FOR IMMEDIATE RELEASE
Corporate Climate Litigation Risk Prompts Accelerated Disclosure and Mitigation Plans
Legal exposure now rivals physical risk as driver of board-level climate strategy, new research shows
San Francisco, November 20, 2025
A surge in climate-related lawsuits is forcing publicly traded companies to shorten timetables for releasing detailed emissions data and transition plans, according to legal and insurance analysts tracking more than 2,900 cases filed worldwide since 1986.
Corporate defendants—already named in roughly one-fifth of 2024’s new climate filings—face escalating damages, higher insurance deductibles and widening director-and-officer (D&O) exclusions that can erase coverage when boards are found to have misrepresented climate risk. The phenomenon has moved legal exposure from “reputational sideshow to balance-sheet event,” Willis Towers Watson notes in a September 2023 briefing.
“Litigation is now a core variable in enterprise-risk models,” said Laura Kim, chief sustainability officer at Pacific Meridian Holdings, a $14-billion diversified industrials group that last week released a 42-page Climate Litigation Response Plan—one of the first standalone documents of its kind filed with the U.S. Securities and Exchange Commission. “We can no longer treat courtroom losses as remote contingencies; investors price them into the cost of capital in real time.”
A recent snapshot by the Grantham Research Institute shows that while the overall pace of new climate cases plateaued at 226 filings globally in 2024, actions targeting companies or their executives have spread from oil-and-gas into agriculture, retail, professional-services and finance. Courts are also granting victories to plaintiffs at a higher rate against corporate actors than against governments, the London-based institute found, underscoring what counsel call “a plaintiff-friendly tilt” when concrete emissions data or advertising claims can be audited.
The ripple effects extend well beyond the courtroom. Credit-rating agencies have begun to query borrowers about pending or anticipated climate suits; several European banks now apply litigation-risk haircuts to unsecured credit lines for high-emitting sectors. Insurance brokers say D&O premiums for carbon-intensive issuers rose 18–30 percent in 2024, compared with low-single-digit increases for the broader market, according to a forthcoming report from the British Institute of International and Comparative Law.
Pacific Meridian’s new plan commits the company to:
– Publish emissions data quarterly instead of annually starting in 2026.
– Obtain third-party assurance for Scope 3 estimates by next summer.
– Allocate $150 million over five years to harden assets against physical climate impacts.
– Tie 25 percent of long-term executive compensation to verified emissions-reduction milestones.

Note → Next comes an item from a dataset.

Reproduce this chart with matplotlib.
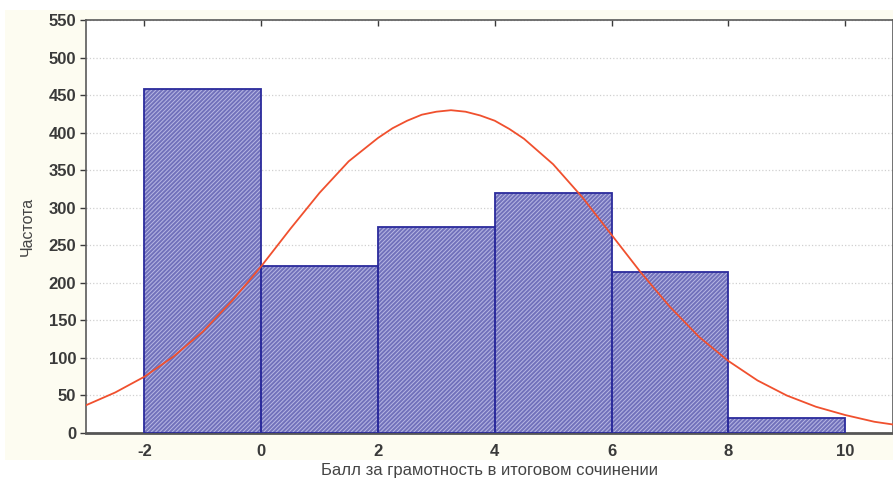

The document also contains a litigation “playbook” that pre-authorizes a specialized outside-counsel panel, establishes a document-retention protocol and requires board-level review of all public climate statements. “Speed and transparency are our best insurance,” CEO Daniel Cho told investors on an earnings call Thursday. “Waiting for a subpoena before you verify your carbon math is a recipe for derivative actions and policy exclusions.”
Market reaction was swift: Pacific Meridian’s credit-default-swap spread tightened eight basis points and the stock outperformed the S&P 400 Mid-Cap Index by 3.2 percent in the two trading days after the filing, data compiled by Bloomberg show. Analysts at MSCI estimate that companies with board-approved transition plans trade at a 6–9 percent premium to sector peers, a valuation gap that has doubled since 2022 as portfolio managers test for “litigation beta.”
Regulators are adding fuel. The U.S. Securities and Exchange Commission is finalizing rules that would require registrants to quantify “material” climate litigation losses in financial footnotes, while the EU’s Corporate Sustainability Due Diligence Directive will allow civil suits against directors who fail to adopt and implement transition plans aligned with 1.5 °C pathways. “What used to be voluntary best practice is becoming legally enforceable,” Kim noted.
Pacific Meridian said it will host an investor webinar on December 4 to detail methodology and provide downloadable emissions data files in machine-readable format. The company’s 2025 proxy statement will include a non-binding shareholder resolution asking investors to endorse the accelerated disclosure schedule, a move proxy advisers say is likely to receive majority support given current institutional-voting guidelines.